Love's Facebook Apology (Click to Enlarge)

There are three things that are interesting about this apology. First, it’s a rare case of Love actually taking the high road rather than lashing back. For fans of Love or the music industry in general, this aspect alone makes the situation noteworthy.

Second, the apology doesn’t really address any particular accusation. Instead, it addresses the entire tumultuous relationship between Love and Corgan, from their personal lives to their collaboration as musicians. Typically, we think of apologetic rhetoric as intended to address a specific accusation of wrongdoing. This perspective is derived from Halford Ross Ryan’s (1982) influential essay on the inherent connection between apologia (apology) and kategoria (accusation). As Ryan (1982) explained:

As a response to the accusation, the apology should be discussed in terms of the apologist’s motivation to respond to the accusation, his selection of the issues—for they might differ from the accuser’s issues—and the nature of the supporting materials for the apology…. Hence the critic cannot have a complete understanding of the accusation or apology without treating them both. (p. 254)

While this interplay between accusation and apologetic rhetoric is undoubtedly valuable, it is not enough in this case to analyze Love’s apology. What is needed is a deeper analysis of the context relating to Love and Corgan, as well as Love’s image with her fans.

Finally, Love’s apology is an important example of the use of new media (from websites to social networking sites) to deliver apologies. In this case, Love’s Facebook apology is especially important when we consider whom she is really addressing in her statement.
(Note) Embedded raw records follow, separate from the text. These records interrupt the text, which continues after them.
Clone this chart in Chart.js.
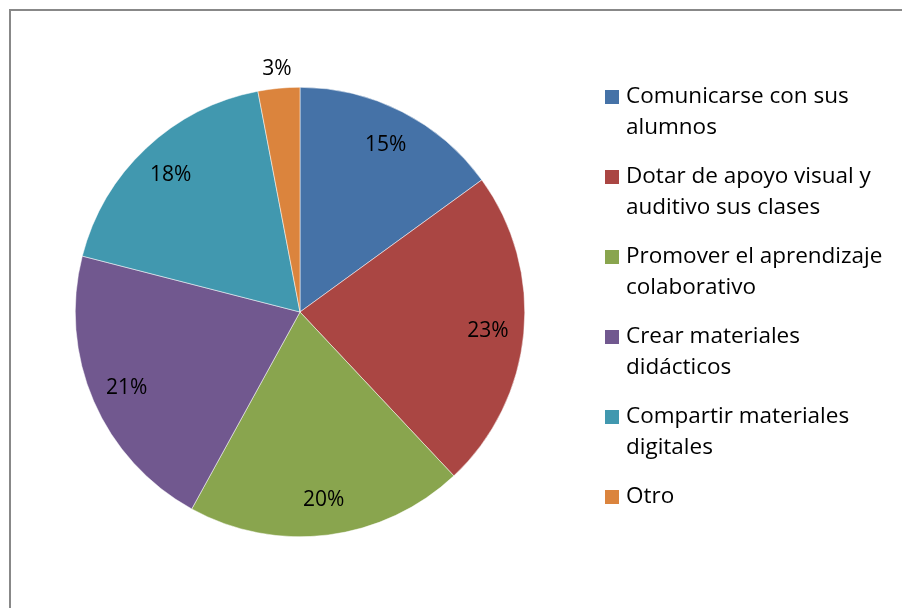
<!DOCTYPE html>
<html lang="es">
<head>
    <meta charset="UTF-8">
    <title>Usos de la tecnología</title>
    <script src="https://cdn.jsdelivr.net/npm/chart.js@4"></script>
    <style>
        body {
            margin: 0;
            background: #ffffff;
        }
        .wrap {
            position: relative;
            width: 902px;
            height: 608px;
        }
    </style>
</head>
<body>
    <div class="wrap">
        <canvas id="usosChart" width="902" height="608"></canvas>
    </div>

    <script>
        const categorias = [
            ["Comunicarse con sus", "alumnos"],
            ["Dotar de apoyo visual y", "auditivo sus clases"],
            ["Promover el aprendizaje", "colaborativo"],
            ["Crear materiales", "didácticos"],
            ["Compartir materiales", "digitales"],
            ["Otro"]
        ];
        const porcentajes = [15, 23, 20, 21, 18, 3];
        const colores = ["#4572A7", "#AA4643", "#89A54E", "#71588F", "#4198AF", "#DB843D"];

        const FONT = "'Open Sans', Lato, sans-serif";

        // marco gris del área del gráfico
        const marco = {
            id: "marco",
            beforeDraw(chart) {
                const ctx = chart.ctx;
                ctx.save();
                ctx.strokeStyle = "#888888";
                ctx.lineWidth = 2;
                ctx.strokeRect(10, 10, 1000, 700);
                ctx.restore();
            }
        };

        // porcentajes sobre cada sector
        const etiquetas = {
            id: "etiquetas",
            afterDatasetsDraw(chart) {
                const ctx = chart.ctx;
                const arcs = chart.getDatasetMeta(0).data;
                ctx.save();
                ctx.font = "21px " + FONT;
                ctx.fillStyle = "#000000";
                ctx.textAlign = "center";
                ctx.textBaseline = "middle";
                arcs.forEach((arc, i) => {
                    const p = arc.getProps(["x", "y", "startAngle", "endAngle", "outerRadius"], true);
                    const mid = (p.startAngle + p.endAngle) / 2;
                    const d = porcentajes[i] < 5 ? p.outerRadius + 20 : p.outerRadius * 0.84;
                    ctx.fillText(porcentajes[i] + "%", p.x + Math.cos(mid) * d, p.y + Math.sin(mid) * d + 1);
                });
                ctx.restore();
            }
        };

        // leyenda con texto en dos líneas
        const leyenda = {
            id: "leyenda",
            afterDraw(chart) {
                const ctx = chart.ctx;
                ctx.save();
                ctx.font = "22.5px " + FONT;
                ctx.textBaseline = "middle";
                categorias.forEach((lineas, i) => {
                    const y = 97 + i * 80;
                    ctx.fillStyle = colores[i];
                    ctx.fillRect(605, y - 7, 14, 14);
                    ctx.fillStyle = "#000000";
                    lineas.forEach((t, j) => ctx.fillText(t, 626, y + j * 31));
                });
                ctx.restore();
            }
        };

        new Chart(document.getElementById("usosChart"), {
            type: "pie",
            data: {
                labels: categorias.map(c => c.join(" ")),
                datasets: [{
                    data: porcentajes,
                    backgroundColor: colores,
                    borderColor: "#ffffff",
                    borderWidth: 0.5
                }]
            },
            options: {
                responsive: false,
                animation: false,
                layout: { padding: { top: 87, bottom: 71, left: 75, right: 377 } },
                plugins: {
                    legend: { display: false },
                    tooltip: { enabled: false }
                }
            },
            plugins: [marco, etiquetas, leyenda]
        });
    </script>
</body>
</html>
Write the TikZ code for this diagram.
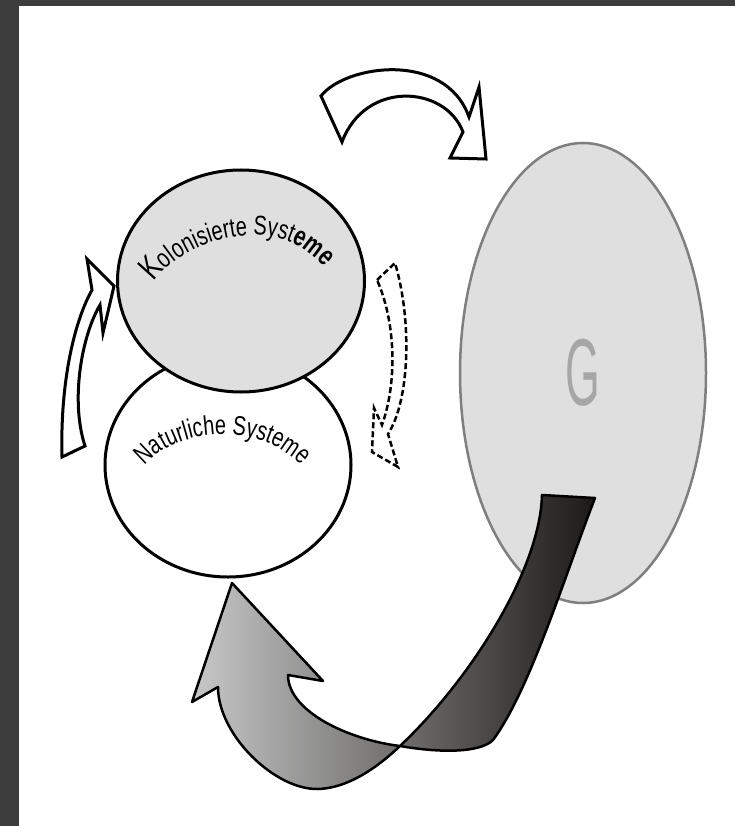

Although she clearly states “Dearest Billy” at the top of the apology, we have to wonder why she chose to deliver the apology on Facebook. Is this really the way that she and Corgan communicate? Or does the use of Facebook have more to do with demonstrating to her fans the “higher road” stance that she is taking towards Corgan?

These questions get at some important research opportunities that exist in seemingly everyday apologies, especially when new media is involved as a public record or delivery mechanism. More research in these areas is definitely warranted by scholars of apologetic rhetoric and crisis management.